— BEGIN —

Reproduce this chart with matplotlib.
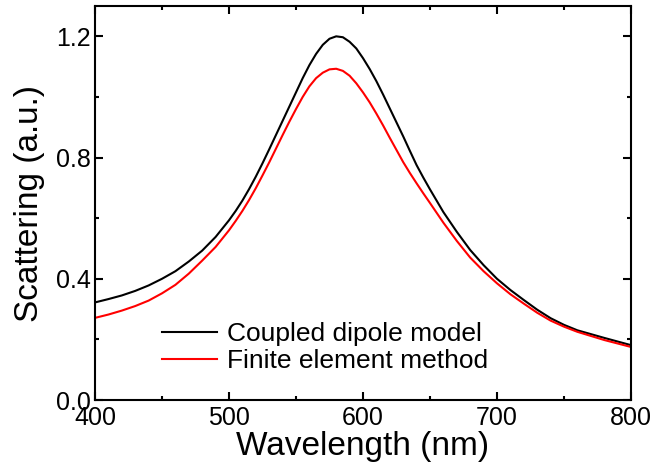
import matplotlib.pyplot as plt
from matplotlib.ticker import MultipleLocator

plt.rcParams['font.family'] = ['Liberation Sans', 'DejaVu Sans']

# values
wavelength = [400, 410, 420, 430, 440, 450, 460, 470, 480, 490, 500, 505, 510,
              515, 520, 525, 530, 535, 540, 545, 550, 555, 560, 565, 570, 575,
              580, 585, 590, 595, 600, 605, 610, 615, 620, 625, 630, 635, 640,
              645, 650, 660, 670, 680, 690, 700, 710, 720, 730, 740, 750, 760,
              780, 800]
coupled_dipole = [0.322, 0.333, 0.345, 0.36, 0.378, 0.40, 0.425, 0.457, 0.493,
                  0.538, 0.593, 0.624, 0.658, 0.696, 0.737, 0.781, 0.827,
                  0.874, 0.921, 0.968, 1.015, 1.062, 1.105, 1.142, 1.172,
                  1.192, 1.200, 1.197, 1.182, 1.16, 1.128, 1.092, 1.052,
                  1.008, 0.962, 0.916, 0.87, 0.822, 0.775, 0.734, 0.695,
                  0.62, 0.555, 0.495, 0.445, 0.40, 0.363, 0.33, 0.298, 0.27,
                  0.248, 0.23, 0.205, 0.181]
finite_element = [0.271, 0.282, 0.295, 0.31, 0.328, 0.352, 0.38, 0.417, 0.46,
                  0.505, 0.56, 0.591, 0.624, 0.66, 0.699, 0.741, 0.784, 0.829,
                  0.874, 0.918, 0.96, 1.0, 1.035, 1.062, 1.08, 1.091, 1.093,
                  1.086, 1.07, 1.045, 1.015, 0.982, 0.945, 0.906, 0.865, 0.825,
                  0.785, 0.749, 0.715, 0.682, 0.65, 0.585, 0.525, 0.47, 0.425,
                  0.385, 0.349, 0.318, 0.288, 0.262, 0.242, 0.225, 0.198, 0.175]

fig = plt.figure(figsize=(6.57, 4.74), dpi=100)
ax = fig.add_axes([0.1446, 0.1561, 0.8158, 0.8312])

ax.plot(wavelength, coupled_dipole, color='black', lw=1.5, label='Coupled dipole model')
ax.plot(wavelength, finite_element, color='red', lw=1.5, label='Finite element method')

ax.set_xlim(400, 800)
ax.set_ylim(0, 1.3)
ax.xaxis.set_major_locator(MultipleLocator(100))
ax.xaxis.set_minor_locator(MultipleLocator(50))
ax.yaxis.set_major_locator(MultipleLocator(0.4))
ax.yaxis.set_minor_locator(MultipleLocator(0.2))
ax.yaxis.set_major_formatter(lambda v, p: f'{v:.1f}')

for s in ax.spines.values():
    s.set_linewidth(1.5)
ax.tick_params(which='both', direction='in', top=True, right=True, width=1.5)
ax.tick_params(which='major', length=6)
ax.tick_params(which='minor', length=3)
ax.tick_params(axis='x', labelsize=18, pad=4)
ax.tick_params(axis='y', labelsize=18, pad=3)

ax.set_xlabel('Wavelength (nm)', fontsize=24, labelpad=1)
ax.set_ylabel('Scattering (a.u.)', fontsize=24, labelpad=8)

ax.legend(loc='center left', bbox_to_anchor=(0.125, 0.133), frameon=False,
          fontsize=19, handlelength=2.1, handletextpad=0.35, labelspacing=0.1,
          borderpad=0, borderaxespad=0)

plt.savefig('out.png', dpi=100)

— END —

OBJECTIVE —
Reproduce the material above exactly, first line through the line that contains "plt.rcParams['font.family'] = ['Liberation", minus the pictures.

OUTPUT BELOW —
Reproduce this chart with matplotlib.
import matplotlib.pyplot as plt
from matplotlib.ticker import MultipleLocator

plt.rcParams['font.family'] = ['Liberation Sans', 'DejaVu Sans']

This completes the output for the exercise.